● **YOUR OBJECTIVE**:
Copy out the data below as written; omit any images.

● **DATA**:
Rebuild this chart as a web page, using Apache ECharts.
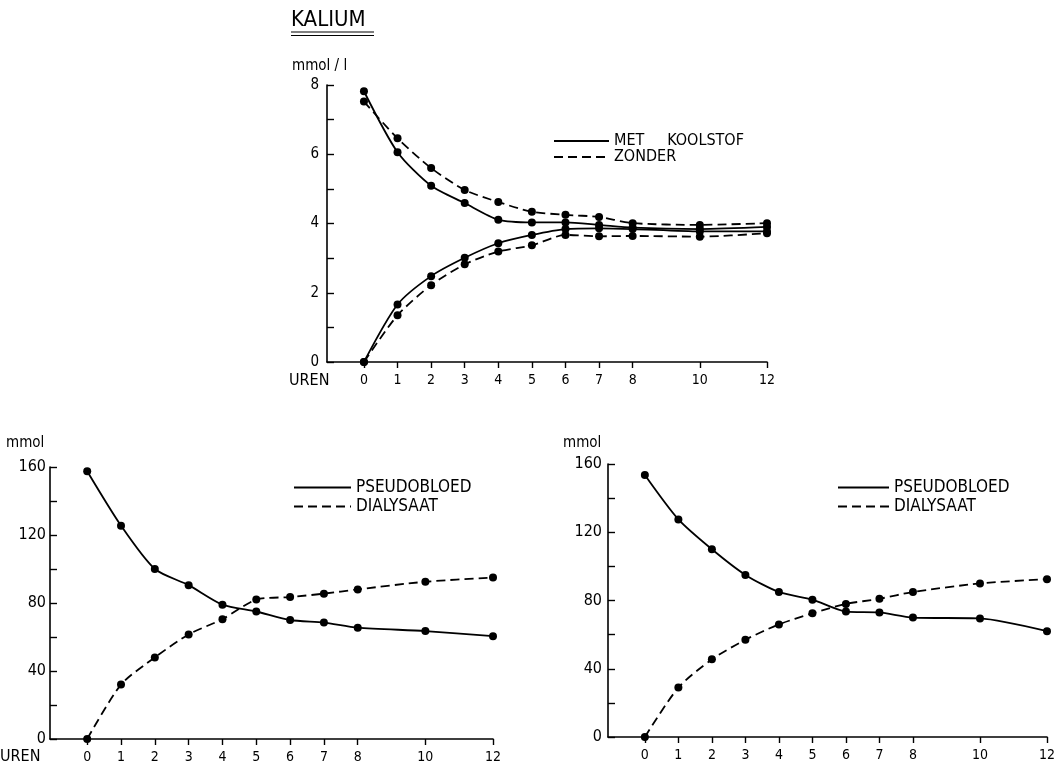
<!DOCTYPE html>
<html><head><meta charset="utf-8">
<script src="https://cdn.jsdelivr.net/npm/echarts@6/dist/echarts.min.js"></script>
<style>html,body{margin:0;padding:0;background:#fff}#c{width:1060px;height:768px}</style>
</head><body><div id="c"></div>
<script>
// ---- data ----
const hours = [0, 1, 2, 3, 4, 5, 6, 7, 8, 10, 12];
const xTicks = [0, 1, 2, 3, 4, 5, 6, 7, 8, 10, 12];
const kaliumTicks = [0, 2, 4, 6, 8];
const mmolTicks = [0, 40, 80, 120, 160];
// top chart: KALIUM mmol/l
const metKoolstofHigh = [7.82, 6.06, 5.09, 4.59, 4.11, 4.03, 4.03, 3.96, 3.88, 3.84, 3.90];
const metKoolstofLow  = [0, 1.66, 2.48, 3.01, 3.43, 3.67, 3.84, 3.86, 3.84, 3.77, 3.77];
const zonderHigh      = [7.52, 6.46, 5.60, 4.97, 4.62, 4.34, 4.25, 4.19, 4.01, 3.96, 4.01];
const zonderLow       = [0, 1.35, 2.22, 2.82, 3.19, 3.37, 3.67, 3.63, 3.64, 3.62, 3.72];
// bottom left: mmol
const pseudobloedL = [157.5, 125.5, 100, 90.5, 79, 75, 70, 68.5, 65.5, 63.5, 60.5];
const dialysaatL   = [0, 32, 48, 61.5, 70.5, 82, 83.5, 85.5, 88, 92.5, 95];
// bottom right: mmol
const pseudobloedR = [153.5, 127.5, 110, 95, 85, 80.5, 73.5, 73, 70, 69.5, 62];
const dialysaatR   = [0, 29, 45.5, 57, 66, 72.5, 78, 81, 85, 90, 92.5];

const FONT = '"DejaVu Sans Condensed", "Liberation Sans Narrow", "DejaVu Sans", sans-serif';
const pair = (arr) => hours.map((h, i) => [h, arr[i]]);

function xAxisFor(gi) {
  return {
    gridIndex: gi, type: 'value', min: -1.1, max: 12,
    axisLine: { onZero: false, lineStyle: { color: '#000', width: 1.6 } },
    axisTick: { show: true, inside: false, length: 6, customValues: xTicks, lineStyle: { color: '#000', width: 1.4 } },
    axisLabel: { customValues: xTicks, color: '#000', fontFamily: FONT, fontSize: 14, margin: 11 },
    splitLine: { show: false }
  };
}
function yAxisFor(gi, max, interval, labels, margin, size) {
  return {
    gridIndex: gi, type: 'value', min: 0, max: max, interval: interval,
    axisLine: { show: true, onZero: false, lineStyle: { color: '#000', width: 1.6 } },
    axisTick: { show: true, inside: true, length: 7, lineStyle: { color: '#000', width: 1.4 } },
    axisLabel: { color: '#000', fontFamily: FONT, fontSize: size, margin: margin,
      formatter: (v) => labels.indexOf(v) >= 0 ? String(v) : '' },
    splitLine: { show: false }
  };
}
function line(name, data, gi, dashed) {
  return {
    type: 'line', name: name, xAxisIndex: gi, yAxisIndex: gi, data: pair(data),
    smooth: 0.25, symbol: 'circle', symbolSize: 8,
    itemStyle: { color: '#000' },
    lineStyle: { color: '#000', width: 1.8, type: dashed ? [9, 5] : 'solid' },
    emphasis: { disabled: true }, animation: false
  };
}
function legend(names, left, top, w, size, gap) {
  return {
    data: names, left: left, top: top, orient: 'vertical', itemGap: gap, padding: 0,
    itemWidth: w, itemHeight: 10,
    itemStyle: { opacity: 0 },
    textStyle: { color: '#000', fontFamily: FONT, fontSize: size },
    selectedMode: false
  };
}
const txt = (text, left, top, size) => ({ text: text, left: left, top: top, padding: 0,
  textStyle: { color: '#000', fontFamily: FONT, fontSize: size, fontWeight: 'normal' } });

const chart = echarts.init(document.getElementById('c'));
chart.setOption({
  backgroundColor: '#fff',
  animation: false,
  title: [
    txt('KALIUM', 291, 9, 22),
    txt('mmol / l', 292, 59, 15),
    txt('UREN', 289, 373, 16),
    txt('mmol', 6, 436, 15),
    txt('UREN', 0, 749, 16),
    txt('mmol', 563, 436, 15)
  ],
  graphic: [
    { type: 'line', shape: { x1: 291, y1: 32, x2: 374, y2: 32 }, style: { stroke: '#000', lineWidth: 1.2 } },
    { type: 'line', shape: { x1: 291, y1: 35.5, x2: 374, y2: 35.5 }, style: { stroke: '#000', lineWidth: 1.2 } }
  ],
  grid: [
    { left: 327, top: 85, width: 440, height: 277 },
    { left: 50, top: 467, width: 443, height: 272 },
    { left: 608, top: 464, width: 439, height: 273 }
  ],
  xAxis: [xAxisFor(0), xAxisFor(1), xAxisFor(2)],
  yAxis: [
    yAxisFor(0, 8, 1, kaliumTicks, 8, 15),
    yAxisFor(1, 160, 20, mmolTicks, 4, 16),
    yAxisFor(2, 160, 20, mmolTicks, 6, 16)
  ],
  legend: [
    legend(['MET     KOOLSTOF', 'ZONDER'], 553, 133, 55, 16, 0),
    legend(['PSEUDOBLOED', 'DIALYSAAT'], 293, 479, 57, 17, 2),
    legend(['PSEUDOBLOED ', 'DIALYSAAT '], 837, 479, 51, 17, 2)
  ],
  series: [
    line('MET     KOOLSTOF', metKoolstofHigh, 0, false),
    line('MET     KOOLSTOF', metKoolstofLow, 0, false),
    line('ZONDER', zonderHigh, 0, true),
    line('ZONDER', zonderLow, 0, true),
    line('PSEUDOBLOED', pseudobloedL, 1, false),
    line('DIALYSAAT', dialysaatL, 1, true),
    line('PSEUDOBLOED ', pseudobloedR, 2, false),
    line('DIALYSAAT ', dialysaatR, 2, true)
  ]
});
</script></body></html>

● **SOLUTION TO THIS PROBLEM**:
Rebuild this chart as a web page, using Apache ECharts.
<!DOCTYPE html>
<html><head><meta charset="utf-8">
<script src="https://cdn.jsdelivr.net/npm/echarts@6/dist/echarts.min.js"></script>
<style>html,body{margin:0;padding:0;background:#fff}#c{width:1060px;height:768px}</style>
</head><body><div id="c"></div>
<script>
// ---- data ----
const hours = [0, 1, 2, 3, 4, 5, 6, 7, 8, 10, 12];
const xTicks = [0, 1, 2, 3, 4, 5, 6, 7, 8, 10, 12];
const kaliumTicks = [0, 2, 4, 6, 8];
const mmolTicks = [0, 40, 80, 120, 160];
// top chart: KALIUM mmol/l
const metKoolstofHigh = [7.82, 6.06, 5.09, 4.59, 4.11, 4.03, 4.03, 3.96, 3.88, 3.84, 3.90];
const metKoolstofLow  = [0, 1.66, 2.48, 3.01, 3.43, 3.67, 3.84, 3.86, 3.84, 3.77, 3.77];
const zonderHigh      = [7.52, 6.46, 5.60, 4.97, 4.62, 4.34, 4.25, 4.19, 4.01, 3.96, 4.01];
const zonderLow       = [0, 1.35, 2.22, 2.82, 3.19, 3.37, 3.67, 3.63, 3.64, 3.62, 3.72];
// bottom left: mmol
const pseudobloedL = [157.5, 125.5, 100, 90.5, 79, 75, 70, 68.5, 65.5, 63.5, 60.5];
const dialysaatL   = [0, 32, 48, 61.5, 70.5, 82, 83.5, 85.5, 88, 92.5, 95];
// bottom right: mmol
const pseudobloedR = [153.5, 127.5, 110, 95, 85, 80.5, 73.5, 73, 70, 69.5, 62];
const dialysaatR   = [0, 29, 45.5, 57, 66, 72.5, 78, 81, 85, 90, 92.5];

const FONT = '"DejaVu Sans Condensed", "Liberation Sans Narrow", "DejaVu Sans", sans-serif';
const pair = (arr) => hours.map((h, i) => [h, arr[i]]);

function xAxisFor(gi) {
  return {
    gridIndex: gi, type: 'value', min: -1.1, max: 12,
    axisLine: { onZero: false, lineStyle: { color: '#000', width: 1.6 } },
    axisTick: { show: true, inside: false, length: 6, customValues: xTicks, lineStyle: { color: '#000', width: 1.4 } },
    axisLabel: { customValues: xTicks, color: '#000', fontFamily: FONT, fontSize: 14, margin: 11 },
    splitLine: { show: false }
  };
}
function yAxisFor(gi, max, interval, labels, margin, size) {
  return {
    gridIndex: gi, type: 'value', min: 0, max: max, interval: interval,
    axisLine: { show: true, onZero: false, lineStyle: { color: '#000', width: 1.6 } },
    axisTick: { show: true, inside: true, length: 7, lineStyle: { color: '#000', width: 1.4 } },
    axisLabel: { color: '#000', fontFamily: FONT, fontSize: size, margin: margin,
      formatter: (v) => labels.indexOf(v) >= 0 ? String(v) : '' },
    splitLine: { show: false }
  };
}
function line(name, data, gi, dashed) {
  return {
    type: 'line', name: name, xAxisIndex: gi, yAxisIndex: gi, data: pair(data),
    smooth: 0.25, symbol: 'circle', symbolSize: 8,
    itemStyle: { color: '#000' },
    lineStyle: { color: '#000', width: 1.8, type: dashed ? [9, 5] : 'solid' },
    emphasis: { disabled: true }, animation: false
  };
}
function legend(names, left, top, w, size, gap) {
  return {
    data: names, left: left, top: top, orient: 'vertical', itemGap: gap, padding: 0,
    itemWidth: w, itemHeight: 10,
    itemStyle: { opacity: 0 },
    textStyle: { color: '#000', fontFamily: FONT, fontSize: size },
    selectedMode: false
  };
}
const txt = (text, left, top, size) => ({ text: text, left: left, top: top, padding: 0,
  textStyle: { color: '#000', fontFamily: FONT, fontSize: size, fontWeight: 'normal' } });

const chart = echarts.init(document.getElementById('c'));
chart.setOption({
  backgroundColor: '#fff',
  animation: false,
  title: [
    txt('KALIUM', 291, 9, 22),
    txt('mmol / l', 292, 59, 15),
    txt('UREN', 289, 373, 16),
    txt('mmol', 6, 436, 15),
    txt('UREN', 0, 749, 16),
    txt('mmol', 563, 436, 15)
  ],
  graphic: [
    { type: 'line', shape: { x1: 291, y1: 32, x2: 374, y2: 32 }, style: { stroke: '#000', lineWidth: 1.2 } },
    { type: 'line', shape: { x1: 291, y1: 35.5, x2: 374, y2: 35.5 }, style: { stroke: '#000', lineWidth: 1.2 } }
  ],
  grid: [
    { left: 327, top: 85, width: 440, height: 277 },
    { left: 50, top: 467, width: 443, height: 272 },
    { left: 608, top: 464, width: 439, height: 273 }
  ],
  xAxis: [xAxisFor(0), xAxisFor(1), xAxisFor(2)],
  yAxis: [
    yAxisFor(0, 8, 1, kaliumTicks, 8, 15),
    yAxisFor(1, 160, 20, mmolTicks, 4, 16),
    yAxisFor(2, 160, 20, mmolTicks, 6, 16)
  ],
  legend: [
    legend(['MET     KOOLSTOF', 'ZONDER'], 553, 133, 55, 16, 0),
    legend(['PSEUDOBLOED', 'DIALYSAAT'], 293, 479, 57, 17, 2),
    legend(['PSEUDOBLOED ', 'DIALYSAAT '], 837, 479, 51, 17, 2)
  ],
  series: [
    line('MET     KOOLSTOF', metKoolstofHigh, 0, false),
    line('MET     KOOLSTOF', metKoolstofLow, 0, false),
    line('ZONDER', zonderHigh, 0, true),
    line('ZONDER', zonderLow, 0, true),
    line('PSEUDOBLOED', pseudobloedL, 1, false),
    line('DIALYSAAT', dialysaatL, 1, true),
    line('PSEUDOBLOED ', pseudobloedR, 2, false),
    line('DIALYSAAT ', dialysaatR, 2, true)
  ]
});
</script></body></html>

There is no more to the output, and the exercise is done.